PEMBERTON PARK Seasonal worker did not disclose all criminal convictions
The park employee remains jailed pending a probation violation hearing.
By PATRICIA MEADE
VINDICATOR CRIME REPORTER
YOUNGSTOWN -- A seasonal park employee charged with theft in office neglected to list his complete criminal background -- such as child endangering -- on his job application.
James T. Bowers, who lists addresses on Delaware and Hudson avenues, is charged with making more than $425 in calls in April and May to a dating service from a phone at Pemberton Park. The case was bound over from municipal court to a Mahoning County grand jury June 16.
Bowers, 25, remains in the Mahoning County jail pending a probation violation hearing July 7 in Mahoning County Common Pleas Court that was triggered by the theft charge. He received three years' probation in September 2005 after pleading guilty the month before to three amended counts of attempted endangering of children.
In March 2005, a grand jury indicted Bowers on three counts of endangering children. He failed to appear for arraignment and a warrant was issued. He was apprehended May 25, 2005, records show.
On July 27, 2005, Bowers applied for seasonal employment with the park department and listed his address as Magnolia Avenue.
The park application asks for convictions other than minor traffic violations. Bowers wrote "possession of criminal tools" but no date or disposition. He noted no other convictions.
Records show that in January 2002 Bowers was convicted of domestic violence and endangering children in Girard. He was fined and placed on one year's probation. He also received probation in May 1998 on a theft conviction, records show.
The park application doesn't ask "are you currently under indictment," which was the case with Bowers. At the time, the three endangering children charges from the 2005 indictment were pending in Mahoning County Common Pleas Court.
Joseph R. McRae, park director, said Bowers is no longer employed by the park department. He was employed in July 2005 and then, after the standard 500 hours of seasonal work, laid off until this spring, the park director said.
McRae said it is his understanding that criminal background checks are conducted only if the applicant will be working around children. He said because Bowers was a laborer at the ballpark, his criminal background wasn't checked.

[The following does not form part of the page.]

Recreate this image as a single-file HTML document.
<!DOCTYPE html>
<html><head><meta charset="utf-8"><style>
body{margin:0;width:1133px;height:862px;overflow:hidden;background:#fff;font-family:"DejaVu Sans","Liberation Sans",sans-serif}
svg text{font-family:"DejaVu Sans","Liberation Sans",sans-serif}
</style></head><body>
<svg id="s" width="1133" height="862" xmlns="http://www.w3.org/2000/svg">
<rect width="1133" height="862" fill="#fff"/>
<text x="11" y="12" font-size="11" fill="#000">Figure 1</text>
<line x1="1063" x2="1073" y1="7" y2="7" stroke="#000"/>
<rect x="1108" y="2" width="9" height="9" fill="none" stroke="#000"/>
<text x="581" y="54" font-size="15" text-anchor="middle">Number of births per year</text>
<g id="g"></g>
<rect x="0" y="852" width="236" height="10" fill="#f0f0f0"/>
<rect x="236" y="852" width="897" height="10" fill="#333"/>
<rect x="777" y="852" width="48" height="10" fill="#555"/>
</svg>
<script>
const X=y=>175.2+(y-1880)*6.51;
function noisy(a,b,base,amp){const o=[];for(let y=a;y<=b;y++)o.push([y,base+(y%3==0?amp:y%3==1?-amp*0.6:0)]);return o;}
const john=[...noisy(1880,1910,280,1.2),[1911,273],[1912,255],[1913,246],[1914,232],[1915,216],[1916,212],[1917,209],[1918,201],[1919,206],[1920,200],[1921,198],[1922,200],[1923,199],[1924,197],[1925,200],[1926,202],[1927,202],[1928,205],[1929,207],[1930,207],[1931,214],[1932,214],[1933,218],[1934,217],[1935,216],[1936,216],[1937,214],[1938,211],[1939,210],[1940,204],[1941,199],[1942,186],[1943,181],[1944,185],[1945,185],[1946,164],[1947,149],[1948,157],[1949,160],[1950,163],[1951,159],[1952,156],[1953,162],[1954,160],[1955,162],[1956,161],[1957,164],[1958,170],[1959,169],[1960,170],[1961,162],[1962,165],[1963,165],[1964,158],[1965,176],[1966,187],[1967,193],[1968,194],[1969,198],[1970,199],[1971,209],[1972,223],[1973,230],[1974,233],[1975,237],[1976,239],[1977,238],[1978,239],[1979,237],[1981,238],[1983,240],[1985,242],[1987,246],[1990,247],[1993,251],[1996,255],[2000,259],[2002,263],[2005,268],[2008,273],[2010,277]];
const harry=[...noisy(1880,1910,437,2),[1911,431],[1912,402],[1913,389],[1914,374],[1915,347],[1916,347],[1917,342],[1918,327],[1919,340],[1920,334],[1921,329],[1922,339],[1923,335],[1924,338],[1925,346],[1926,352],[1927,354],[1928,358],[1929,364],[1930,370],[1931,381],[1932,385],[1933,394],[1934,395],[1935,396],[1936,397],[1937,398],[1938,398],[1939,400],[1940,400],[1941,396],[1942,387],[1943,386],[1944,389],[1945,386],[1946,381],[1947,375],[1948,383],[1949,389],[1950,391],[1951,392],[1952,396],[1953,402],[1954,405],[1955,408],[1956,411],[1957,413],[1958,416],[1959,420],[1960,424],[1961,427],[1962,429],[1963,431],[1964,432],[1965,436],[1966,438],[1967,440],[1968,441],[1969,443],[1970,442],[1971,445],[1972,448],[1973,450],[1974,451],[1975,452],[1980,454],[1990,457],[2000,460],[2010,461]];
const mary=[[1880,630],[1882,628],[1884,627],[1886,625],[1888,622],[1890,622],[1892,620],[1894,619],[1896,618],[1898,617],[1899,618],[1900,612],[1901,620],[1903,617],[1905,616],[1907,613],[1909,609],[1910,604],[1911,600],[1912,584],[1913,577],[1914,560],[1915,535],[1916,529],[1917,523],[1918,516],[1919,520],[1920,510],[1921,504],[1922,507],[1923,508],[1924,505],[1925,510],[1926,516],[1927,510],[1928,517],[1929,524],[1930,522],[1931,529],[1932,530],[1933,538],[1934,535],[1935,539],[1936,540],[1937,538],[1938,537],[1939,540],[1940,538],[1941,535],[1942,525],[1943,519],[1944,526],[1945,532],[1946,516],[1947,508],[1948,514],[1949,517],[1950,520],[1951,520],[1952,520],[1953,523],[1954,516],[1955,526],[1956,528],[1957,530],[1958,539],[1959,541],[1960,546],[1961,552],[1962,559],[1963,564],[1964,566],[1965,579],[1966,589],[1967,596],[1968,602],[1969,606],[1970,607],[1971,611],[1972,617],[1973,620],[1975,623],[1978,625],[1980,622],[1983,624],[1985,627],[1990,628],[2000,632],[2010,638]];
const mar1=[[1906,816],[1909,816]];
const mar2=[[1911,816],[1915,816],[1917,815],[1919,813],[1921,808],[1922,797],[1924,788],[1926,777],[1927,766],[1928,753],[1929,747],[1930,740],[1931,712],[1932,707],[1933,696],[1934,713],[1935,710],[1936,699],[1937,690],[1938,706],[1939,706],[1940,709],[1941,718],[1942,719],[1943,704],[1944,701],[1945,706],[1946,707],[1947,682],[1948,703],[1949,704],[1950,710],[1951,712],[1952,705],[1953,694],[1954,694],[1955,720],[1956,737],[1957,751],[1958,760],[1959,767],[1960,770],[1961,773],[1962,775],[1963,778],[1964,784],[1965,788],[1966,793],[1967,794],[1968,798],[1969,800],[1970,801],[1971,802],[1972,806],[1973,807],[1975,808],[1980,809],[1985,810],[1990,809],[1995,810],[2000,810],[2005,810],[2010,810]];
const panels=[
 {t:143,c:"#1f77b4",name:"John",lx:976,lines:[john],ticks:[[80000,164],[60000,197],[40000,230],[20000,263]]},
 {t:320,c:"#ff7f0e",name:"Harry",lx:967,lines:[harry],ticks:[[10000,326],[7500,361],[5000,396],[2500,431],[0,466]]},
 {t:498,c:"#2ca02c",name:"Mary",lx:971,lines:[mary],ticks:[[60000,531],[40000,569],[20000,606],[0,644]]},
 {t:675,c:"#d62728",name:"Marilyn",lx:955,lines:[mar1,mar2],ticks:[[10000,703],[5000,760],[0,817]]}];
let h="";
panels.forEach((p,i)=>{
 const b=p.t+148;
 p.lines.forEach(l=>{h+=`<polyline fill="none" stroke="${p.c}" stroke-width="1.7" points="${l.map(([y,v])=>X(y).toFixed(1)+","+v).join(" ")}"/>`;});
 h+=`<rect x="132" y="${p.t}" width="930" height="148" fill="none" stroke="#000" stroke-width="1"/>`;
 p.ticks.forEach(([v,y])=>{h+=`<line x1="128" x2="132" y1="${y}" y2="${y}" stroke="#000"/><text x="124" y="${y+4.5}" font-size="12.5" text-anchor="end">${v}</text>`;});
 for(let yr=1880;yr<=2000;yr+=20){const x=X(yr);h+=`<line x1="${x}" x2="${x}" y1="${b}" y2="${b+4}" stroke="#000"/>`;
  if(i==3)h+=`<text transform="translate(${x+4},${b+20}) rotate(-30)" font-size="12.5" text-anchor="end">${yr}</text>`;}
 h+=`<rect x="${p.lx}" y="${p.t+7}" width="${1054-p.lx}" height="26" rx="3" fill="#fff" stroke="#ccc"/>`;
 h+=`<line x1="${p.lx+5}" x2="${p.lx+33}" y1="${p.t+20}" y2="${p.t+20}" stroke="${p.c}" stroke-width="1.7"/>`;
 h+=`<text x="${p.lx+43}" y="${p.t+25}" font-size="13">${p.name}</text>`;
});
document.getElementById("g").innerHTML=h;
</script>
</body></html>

The child-endangering case, meanwhile, was investigated by Detectives Chuck Emery and Martin Marsico with the Mahoning County Sheriff's Department. In late February 2005, the detectives, accompanied by a Mahoning County Children Services Board case worker, visited the Delaware Avenue home where Bowers, his girlfriend and their three children lived, records show.

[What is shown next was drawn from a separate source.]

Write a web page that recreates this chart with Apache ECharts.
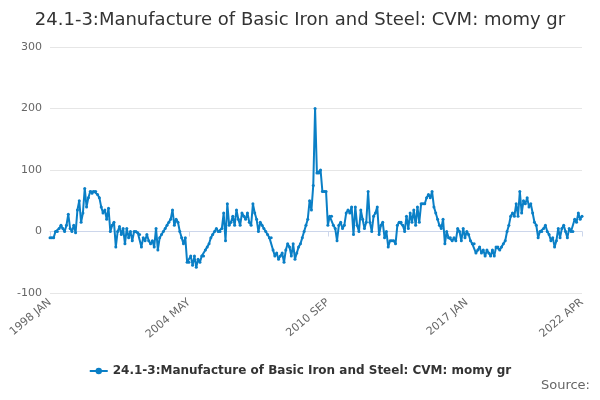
<!DOCTYPE html>
<html>
<head>
<meta charset="utf-8">
<script src="https://cdn.jsdelivr.net/npm/echarts@6/dist/echarts.min.js"></script>
<style>html,body{margin:0;padding:0;}#chart{width:600px;height:400px;}</style>
</head>
<body>
<div id="chart"></div>
<script>
var seriesName = '24.1-3:Manufacture of Basic Iron and Steel: CVM: momy gr';
var months = ['JAN','FEB','MAR','APR','MAY','JUN','JUL','AUG','SEP','OCT','NOV','DEC'];
var startYear = 1998;
var values = [
	-10, -10, -10, 0, 0, 5, 10, 5, 0, 10, 28, 5,
	0, 10, -2, 35, 50, 15, 30, 70, 40, 55, 65, 62,
	65, 65, 60, 55, 40, 30, 35, 20, 38, 0, 10, 15,
	-25, 0, 8, -5, 5, -20, 5, -10, 0, -15, 0, 0,
	-2, -5, -25, -10, -15, -5, -15, -20, -15, -25, 5, -30,
	-10, -5, 0, 5, 10, 15, 20, 35, 10, 20, 15, 0,
	-10, -20, -10, -50, -50, -40, -55, -40, -58, -45, -50, -40,
	-40, -30, -25, -20, -10, -5, 0, 5, 0, 0, 5, 30,
	-15, 45, 10, 15, 25, 10, 35, 20, 10, 30, 25, 20,
	30, 15, 10, 45, 30, 20, 0, 15, 10, 5, 0, -5,
	-10, -10, -30, -40, -35, -45, -40, -35, -50, -30, -20, -25,
	-40, -20, -45, -35, -25, -20, -10, 0, 10, 20, 50, 35,
	75, 200, 95, 95, 100, 65, 65, 65, 10, 25, 25, 10,
	5, -15, 10, 15, 5, 10, 30, 35, 30, 40, -5, 40,
	10, 0, 35, 20, 5, 15, 65, 15, 0, 25, 30, 40,
	-5, 10, 15, -10, 0, -25, -15, -15, -15, -20, 10, 15,
	15, 10, 0, 25, 5, 30, 15, 35, 10, 40, 15, 45,
	45, 45, 55, 60, 55, 65, 40, 30, 20, 10, 5, 20,
	-20, 0, -10, -10, -15, -10, -15, 5, 0, -15, 5, -10,
	0, -5, -15, -20, -20, -35, -30, -25, -35, -30, -40, -30,
	-35, -40, -30, -40, -25, -25, -30, -25, -20, -15, 0, 10,
	25, 30, 25, 45, 25, 65, 30, 50, 45, 55, 40, 45,
	30, 15, 10, -10, 0, 0, 5, 10, 0, -5, -15, -10,
	-25, -15, 5, -10, 5, 10, 0, -10, 5, 0, 0, 20,
	15, 30, 20, 25
];
var categories = [];
for (var i = 0; i < values.length; i++) {
	categories.push((startYear + Math.floor(i / 12)) + ' ' + months[i % 12]);
}
var lastIdx = values.length - 1;

var myChart = echarts.init(document.getElementById('chart'));
myChart.setOption({
	animation : false,
	title : {
		text : seriesName,
		left : 'center',
		top : 6,
		textStyle : { fontFamily : 'DejaVu Sans', fontSize : 18, fontWeight : 'normal', color : '#333' }
	},
	graphic : [ {
		type : 'text', right : 10, bottom : 8,
		style : { text : 'Source:', fontFamily : 'DejaVu Sans', fontSize : 13, fill : '#666' }
	} ],
	legend : {
		bottom : 18,
		left : 'center',
		itemWidth : 18,
		itemHeight : 8,
		data : [ seriesName ],
		textStyle : { fontFamily : 'DejaVu Sans', fontSize : 12, fontWeight : 'bold', color : '#333' }
	},
	grid : { left : 50, right : 18, top : 47, bottom : 107 },
	xAxis : {
		type : 'category',
		boundaryGap : false,
		data : categories,
		axisLine : { lineStyle : { color : '#ccd6eb' } },
		axisTick : {
			interval : function(idx) { return idx % 76 === 0 || idx === lastIdx; },
			lineStyle : { color : '#ccd6eb' }
		},
		axisLabel : {
			interval : function(idx) { return idx % 76 === 0 || idx === lastIdx; },
			rotate : 40,
			fontFamily : 'DejaVu Sans',
			fontSize : 11,
			color : '#666'
		}
	},
	yAxis : {
		type : 'value',
		min : -100, max : 300, interval : 100,
		axisLabel : { fontFamily : 'DejaVu Sans', fontSize : 11, color : '#666' },
		splitLine : { lineStyle : { color : '#e6e6e6' } }
	},
	series : [ {
		name : seriesName,
		type : 'line',
		data : values,
		color : '#0a7fc6',
		symbol : 'circle',
		symbolSize : 3,
		showAllSymbol : true,
		lineStyle : { width : 2 }
	} ]
});
</script>
</body>
</html>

The investigators had been advised by the case worker that the electricity and water had been shut off at the house. The investigators said they didn't find anyone home, but they did find the place in deplorable condition, with two dogs that had not been let out to defecate. The dogs had dry food but no water, and detectives arranged to have them rescued from the unoccupied house.
Bowers, his girlfriend and the children were then found living at a house on Magnolia Avenue, which detectives also described as deplorable.
Aside from endangering children, Bowers was charged with animal cruelty but those charges were dismissed, records show.